Can you set down, exactly as they appear below, the lines from the opening of the material through the one bearing "var viRange = [0.5, 1.3], viTicks", minus the pictures?

==== GIVEN INFORMATION ====

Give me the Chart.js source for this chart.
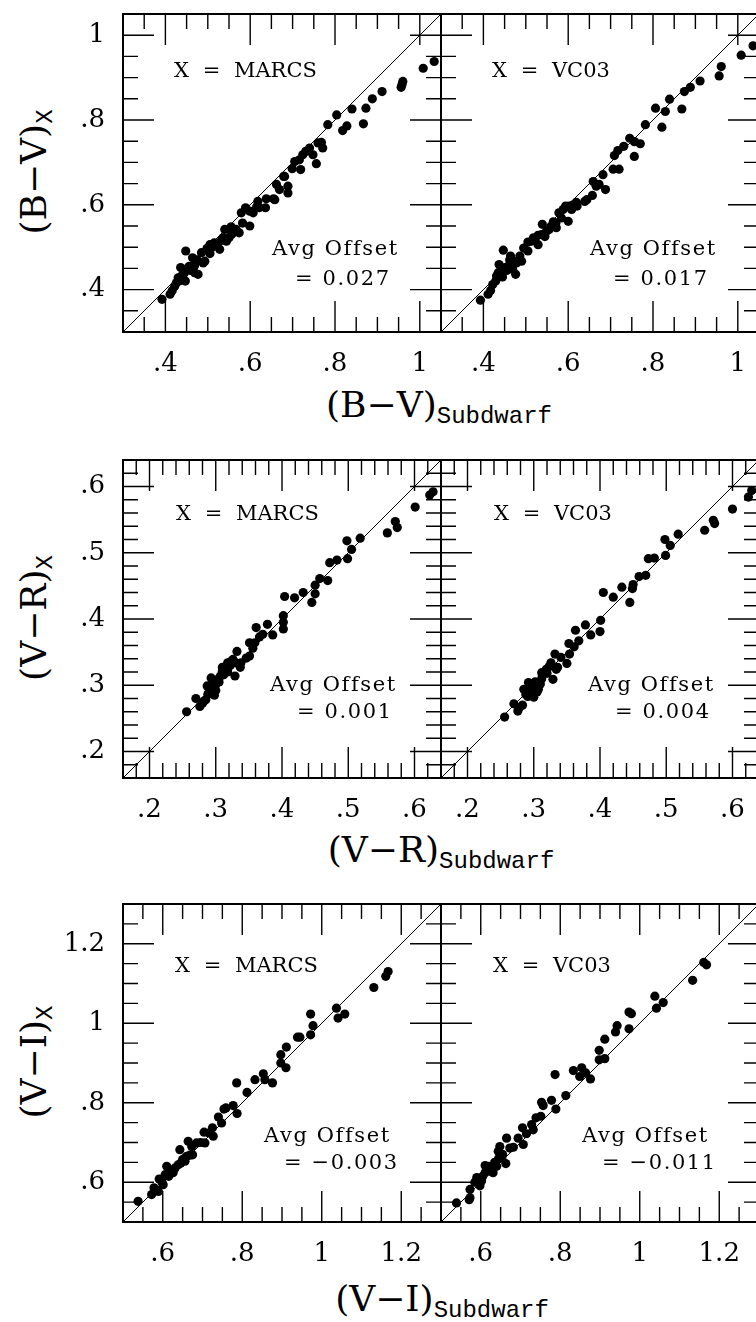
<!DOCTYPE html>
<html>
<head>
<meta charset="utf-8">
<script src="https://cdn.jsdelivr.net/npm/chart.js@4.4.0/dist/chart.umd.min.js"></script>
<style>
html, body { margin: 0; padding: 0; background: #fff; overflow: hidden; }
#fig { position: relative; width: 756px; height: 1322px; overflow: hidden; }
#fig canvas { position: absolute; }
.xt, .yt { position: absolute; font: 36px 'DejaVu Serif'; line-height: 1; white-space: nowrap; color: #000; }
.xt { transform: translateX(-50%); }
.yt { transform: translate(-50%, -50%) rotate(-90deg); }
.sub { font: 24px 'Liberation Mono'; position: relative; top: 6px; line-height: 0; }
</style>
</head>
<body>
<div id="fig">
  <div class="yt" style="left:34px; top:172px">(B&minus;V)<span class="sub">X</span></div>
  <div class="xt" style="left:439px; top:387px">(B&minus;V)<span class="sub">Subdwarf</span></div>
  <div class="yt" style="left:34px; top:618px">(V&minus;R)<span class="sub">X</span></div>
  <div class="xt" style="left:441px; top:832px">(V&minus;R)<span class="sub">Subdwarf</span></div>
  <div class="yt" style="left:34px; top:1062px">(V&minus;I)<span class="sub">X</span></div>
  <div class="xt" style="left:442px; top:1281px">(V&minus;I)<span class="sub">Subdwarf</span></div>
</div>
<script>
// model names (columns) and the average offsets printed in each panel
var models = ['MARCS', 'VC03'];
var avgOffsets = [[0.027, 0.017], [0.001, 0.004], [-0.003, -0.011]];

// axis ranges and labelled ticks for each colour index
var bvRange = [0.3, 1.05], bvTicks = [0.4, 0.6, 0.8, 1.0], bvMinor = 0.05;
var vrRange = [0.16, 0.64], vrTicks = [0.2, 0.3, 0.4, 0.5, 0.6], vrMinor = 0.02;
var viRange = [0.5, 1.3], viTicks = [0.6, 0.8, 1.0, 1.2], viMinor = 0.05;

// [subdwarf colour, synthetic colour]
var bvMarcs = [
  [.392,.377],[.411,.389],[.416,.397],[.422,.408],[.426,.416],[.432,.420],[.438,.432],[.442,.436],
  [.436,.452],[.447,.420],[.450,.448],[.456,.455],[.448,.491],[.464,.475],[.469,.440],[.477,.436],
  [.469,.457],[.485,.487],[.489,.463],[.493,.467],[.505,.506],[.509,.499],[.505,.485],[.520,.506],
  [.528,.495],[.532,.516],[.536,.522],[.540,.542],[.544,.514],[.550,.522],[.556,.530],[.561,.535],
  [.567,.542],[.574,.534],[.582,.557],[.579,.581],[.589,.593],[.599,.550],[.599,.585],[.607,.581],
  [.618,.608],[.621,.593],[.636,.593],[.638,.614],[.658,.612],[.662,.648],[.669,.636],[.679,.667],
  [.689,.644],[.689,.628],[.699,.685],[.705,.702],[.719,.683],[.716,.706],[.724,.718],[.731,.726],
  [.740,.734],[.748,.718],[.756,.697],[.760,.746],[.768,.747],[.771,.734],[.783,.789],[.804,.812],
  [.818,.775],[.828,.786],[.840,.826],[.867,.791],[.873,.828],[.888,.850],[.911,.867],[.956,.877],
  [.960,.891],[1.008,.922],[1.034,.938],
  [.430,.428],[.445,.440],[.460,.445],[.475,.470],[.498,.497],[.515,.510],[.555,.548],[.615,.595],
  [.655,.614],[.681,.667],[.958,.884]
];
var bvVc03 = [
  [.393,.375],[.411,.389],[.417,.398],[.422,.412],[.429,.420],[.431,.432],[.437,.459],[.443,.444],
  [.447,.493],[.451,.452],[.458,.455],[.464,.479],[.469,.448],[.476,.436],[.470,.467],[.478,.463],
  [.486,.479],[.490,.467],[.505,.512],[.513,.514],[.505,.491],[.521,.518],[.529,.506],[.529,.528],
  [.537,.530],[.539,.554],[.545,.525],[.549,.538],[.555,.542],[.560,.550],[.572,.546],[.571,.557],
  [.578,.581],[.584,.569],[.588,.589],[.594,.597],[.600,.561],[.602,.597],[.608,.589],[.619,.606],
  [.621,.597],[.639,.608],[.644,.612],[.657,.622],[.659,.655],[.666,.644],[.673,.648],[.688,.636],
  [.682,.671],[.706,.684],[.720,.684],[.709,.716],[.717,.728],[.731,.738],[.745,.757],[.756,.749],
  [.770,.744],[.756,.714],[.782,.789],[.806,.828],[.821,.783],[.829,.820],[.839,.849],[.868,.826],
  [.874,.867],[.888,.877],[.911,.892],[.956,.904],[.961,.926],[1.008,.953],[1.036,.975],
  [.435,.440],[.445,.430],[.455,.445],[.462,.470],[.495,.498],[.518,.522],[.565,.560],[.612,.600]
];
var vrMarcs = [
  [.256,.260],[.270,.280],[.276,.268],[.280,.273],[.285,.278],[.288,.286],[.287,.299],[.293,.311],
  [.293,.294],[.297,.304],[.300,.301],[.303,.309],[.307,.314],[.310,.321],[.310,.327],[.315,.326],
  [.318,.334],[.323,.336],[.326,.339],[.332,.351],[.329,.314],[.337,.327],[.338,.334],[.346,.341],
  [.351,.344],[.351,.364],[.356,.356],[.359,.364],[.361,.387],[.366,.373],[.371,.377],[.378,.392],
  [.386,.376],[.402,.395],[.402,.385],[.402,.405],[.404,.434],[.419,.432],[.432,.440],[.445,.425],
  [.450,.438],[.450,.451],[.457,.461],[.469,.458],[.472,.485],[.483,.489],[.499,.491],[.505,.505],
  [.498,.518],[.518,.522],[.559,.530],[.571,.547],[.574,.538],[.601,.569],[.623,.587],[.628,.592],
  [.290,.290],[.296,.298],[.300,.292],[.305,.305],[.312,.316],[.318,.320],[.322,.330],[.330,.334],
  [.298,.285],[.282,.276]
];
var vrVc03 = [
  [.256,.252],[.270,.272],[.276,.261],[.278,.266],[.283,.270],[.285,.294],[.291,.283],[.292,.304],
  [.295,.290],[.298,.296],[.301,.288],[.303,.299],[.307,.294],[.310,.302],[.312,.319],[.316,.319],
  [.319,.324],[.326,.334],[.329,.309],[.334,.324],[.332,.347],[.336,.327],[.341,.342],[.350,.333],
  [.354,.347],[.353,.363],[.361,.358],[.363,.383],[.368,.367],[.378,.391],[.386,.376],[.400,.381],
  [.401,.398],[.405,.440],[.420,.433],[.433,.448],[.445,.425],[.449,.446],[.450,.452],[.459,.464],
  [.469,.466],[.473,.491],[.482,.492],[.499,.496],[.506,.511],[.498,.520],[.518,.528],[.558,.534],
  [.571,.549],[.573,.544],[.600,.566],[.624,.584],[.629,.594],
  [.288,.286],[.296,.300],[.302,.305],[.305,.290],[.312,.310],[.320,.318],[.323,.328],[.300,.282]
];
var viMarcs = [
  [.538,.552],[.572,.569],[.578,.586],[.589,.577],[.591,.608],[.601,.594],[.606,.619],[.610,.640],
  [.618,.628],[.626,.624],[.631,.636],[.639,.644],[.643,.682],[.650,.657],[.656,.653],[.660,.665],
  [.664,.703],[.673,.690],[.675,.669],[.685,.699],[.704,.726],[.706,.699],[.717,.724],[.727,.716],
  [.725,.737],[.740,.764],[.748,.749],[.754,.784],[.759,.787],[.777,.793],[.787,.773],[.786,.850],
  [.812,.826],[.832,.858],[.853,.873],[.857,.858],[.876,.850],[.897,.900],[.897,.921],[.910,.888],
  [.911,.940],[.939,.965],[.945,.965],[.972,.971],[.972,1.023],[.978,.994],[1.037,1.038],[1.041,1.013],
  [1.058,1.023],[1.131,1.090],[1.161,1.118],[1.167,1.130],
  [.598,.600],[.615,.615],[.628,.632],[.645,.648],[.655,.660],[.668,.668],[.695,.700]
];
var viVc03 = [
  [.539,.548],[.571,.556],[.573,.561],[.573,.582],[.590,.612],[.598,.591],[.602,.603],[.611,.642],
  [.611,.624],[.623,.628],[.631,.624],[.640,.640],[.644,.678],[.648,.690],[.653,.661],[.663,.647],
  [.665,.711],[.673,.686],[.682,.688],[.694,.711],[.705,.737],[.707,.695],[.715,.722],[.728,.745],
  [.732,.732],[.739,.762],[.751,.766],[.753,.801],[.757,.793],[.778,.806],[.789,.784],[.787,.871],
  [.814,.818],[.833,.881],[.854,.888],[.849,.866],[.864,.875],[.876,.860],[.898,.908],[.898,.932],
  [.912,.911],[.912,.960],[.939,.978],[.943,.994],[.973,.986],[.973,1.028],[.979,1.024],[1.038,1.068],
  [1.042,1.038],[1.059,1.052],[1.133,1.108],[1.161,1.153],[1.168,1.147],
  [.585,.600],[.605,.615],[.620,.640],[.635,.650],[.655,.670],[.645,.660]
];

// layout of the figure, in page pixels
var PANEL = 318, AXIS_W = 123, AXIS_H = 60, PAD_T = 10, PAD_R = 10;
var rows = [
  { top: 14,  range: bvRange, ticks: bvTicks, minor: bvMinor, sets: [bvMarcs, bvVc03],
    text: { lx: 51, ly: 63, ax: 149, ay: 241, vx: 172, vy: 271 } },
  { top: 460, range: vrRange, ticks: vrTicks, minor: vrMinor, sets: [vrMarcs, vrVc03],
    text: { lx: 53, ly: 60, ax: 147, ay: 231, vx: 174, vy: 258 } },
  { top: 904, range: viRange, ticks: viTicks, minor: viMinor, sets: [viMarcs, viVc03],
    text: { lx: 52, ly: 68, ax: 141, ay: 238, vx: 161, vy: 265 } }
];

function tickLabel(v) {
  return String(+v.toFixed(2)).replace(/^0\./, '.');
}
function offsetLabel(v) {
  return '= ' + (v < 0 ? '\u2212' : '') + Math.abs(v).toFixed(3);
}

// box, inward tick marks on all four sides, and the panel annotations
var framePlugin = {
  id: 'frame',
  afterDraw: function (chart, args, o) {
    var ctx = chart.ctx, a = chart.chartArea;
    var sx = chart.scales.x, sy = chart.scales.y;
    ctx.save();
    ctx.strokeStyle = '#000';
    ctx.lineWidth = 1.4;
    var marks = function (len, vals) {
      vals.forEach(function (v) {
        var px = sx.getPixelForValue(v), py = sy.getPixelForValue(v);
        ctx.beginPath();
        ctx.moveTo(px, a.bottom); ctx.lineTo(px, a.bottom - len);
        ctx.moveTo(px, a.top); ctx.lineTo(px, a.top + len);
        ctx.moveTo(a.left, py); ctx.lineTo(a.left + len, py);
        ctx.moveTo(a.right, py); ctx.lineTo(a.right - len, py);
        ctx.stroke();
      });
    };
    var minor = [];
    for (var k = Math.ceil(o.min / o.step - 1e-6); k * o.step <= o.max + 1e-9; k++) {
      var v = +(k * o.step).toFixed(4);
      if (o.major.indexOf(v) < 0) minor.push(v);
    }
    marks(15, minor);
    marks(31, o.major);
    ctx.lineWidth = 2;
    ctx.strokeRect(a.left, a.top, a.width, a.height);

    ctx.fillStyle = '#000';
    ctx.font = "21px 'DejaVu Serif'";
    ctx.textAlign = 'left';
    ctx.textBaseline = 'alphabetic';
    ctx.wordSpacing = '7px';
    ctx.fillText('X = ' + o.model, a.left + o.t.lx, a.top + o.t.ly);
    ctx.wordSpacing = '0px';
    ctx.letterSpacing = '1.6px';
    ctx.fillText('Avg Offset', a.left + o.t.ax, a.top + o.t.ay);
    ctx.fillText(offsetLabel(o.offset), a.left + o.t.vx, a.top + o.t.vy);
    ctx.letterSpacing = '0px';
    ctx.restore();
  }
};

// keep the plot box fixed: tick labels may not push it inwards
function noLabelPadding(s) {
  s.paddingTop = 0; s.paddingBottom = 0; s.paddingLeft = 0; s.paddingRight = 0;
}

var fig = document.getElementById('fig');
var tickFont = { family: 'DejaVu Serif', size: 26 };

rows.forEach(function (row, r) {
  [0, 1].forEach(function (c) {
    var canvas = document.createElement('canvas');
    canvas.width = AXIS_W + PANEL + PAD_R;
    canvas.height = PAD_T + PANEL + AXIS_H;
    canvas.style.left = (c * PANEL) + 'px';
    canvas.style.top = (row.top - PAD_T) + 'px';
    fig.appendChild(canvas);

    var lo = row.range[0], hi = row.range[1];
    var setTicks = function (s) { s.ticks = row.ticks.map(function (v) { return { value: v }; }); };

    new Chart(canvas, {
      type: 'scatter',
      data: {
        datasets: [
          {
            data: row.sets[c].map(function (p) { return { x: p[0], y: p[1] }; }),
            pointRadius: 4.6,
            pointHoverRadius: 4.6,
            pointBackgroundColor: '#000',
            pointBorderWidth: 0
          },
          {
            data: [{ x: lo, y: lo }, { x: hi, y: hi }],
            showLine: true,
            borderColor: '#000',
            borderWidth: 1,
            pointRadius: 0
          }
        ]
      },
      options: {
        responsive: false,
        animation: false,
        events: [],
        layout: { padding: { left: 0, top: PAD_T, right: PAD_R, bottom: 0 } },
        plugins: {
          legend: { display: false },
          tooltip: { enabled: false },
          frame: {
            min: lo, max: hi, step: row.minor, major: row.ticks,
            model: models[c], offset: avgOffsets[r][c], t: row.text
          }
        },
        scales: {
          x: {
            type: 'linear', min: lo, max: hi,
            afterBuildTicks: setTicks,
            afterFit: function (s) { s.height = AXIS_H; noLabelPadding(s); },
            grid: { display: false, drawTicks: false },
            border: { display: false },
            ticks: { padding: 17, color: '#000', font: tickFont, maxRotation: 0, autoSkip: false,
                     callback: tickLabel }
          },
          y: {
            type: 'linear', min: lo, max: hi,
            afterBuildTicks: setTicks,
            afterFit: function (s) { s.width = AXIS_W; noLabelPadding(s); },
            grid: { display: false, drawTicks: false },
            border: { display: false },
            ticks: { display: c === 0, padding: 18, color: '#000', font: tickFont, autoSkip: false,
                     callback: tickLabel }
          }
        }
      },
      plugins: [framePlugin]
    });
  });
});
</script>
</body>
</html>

====

SOLUTION TO THIS PROBLEM:
Give me the Chart.js source for this chart.
<!DOCTYPE html>
<html>
<head>
<meta charset="utf-8">
<script src="https://cdn.jsdelivr.net/npm/chart.js@4.4.0/dist/chart.umd.min.js"></script>
<style>
html, body { margin: 0; padding: 0; background: #fff; overflow: hidden; }
#fig { position: relative; width: 756px; height: 1322px; overflow: hidden; }
#fig canvas { position: absolute; }
.xt, .yt { position: absolute; font: 36px 'DejaVu Serif'; line-height: 1; white-space: nowrap; color: #000; }
.xt { transform: translateX(-50%); }
.yt { transform: translate(-50%, -50%) rotate(-90deg); }
.sub { font: 24px 'Liberation Mono'; position: relative; top: 6px; line-height: 0; }
</style>
</head>
<body>
<div id="fig">
  <div class="yt" style="left:34px; top:172px">(B&minus;V)<span class="sub">X</span></div>
  <div class="xt" style="left:439px; top:387px">(B&minus;V)<span class="sub">Subdwarf</span></div>
  <div class="yt" style="left:34px; top:618px">(V&minus;R)<span class="sub">X</span></div>
  <div class="xt" style="left:441px; top:832px">(V&minus;R)<span class="sub">Subdwarf</span></div>
  <div class="yt" style="left:34px; top:1062px">(V&minus;I)<span class="sub">X</span></div>
  <div class="xt" style="left:442px; top:1281px">(V&minus;I)<span class="sub">Subdwarf</span></div>
</div>
<script>
// model names (columns) and the average offsets printed in each panel
var models = ['MARCS', 'VC03'];
var avgOffsets = [[0.027, 0.017], [0.001, 0.004], [-0.003, -0.011]];

// axis ranges and labelled ticks for each colour index
var bvRange = [0.3, 1.05], bvTicks = [0.4, 0.6, 0.8, 1.0], bvMinor = 0.05;
var vrRange = [0.16, 0.64], vrTicks = [0.2, 0.3, 0.4, 0.5, 0.6], vrMinor = 0.02;
var viRange = [0.5, 1.3], viTicks = [0.6, 0.8, 1.0, 1.2], viMinor = 0.05;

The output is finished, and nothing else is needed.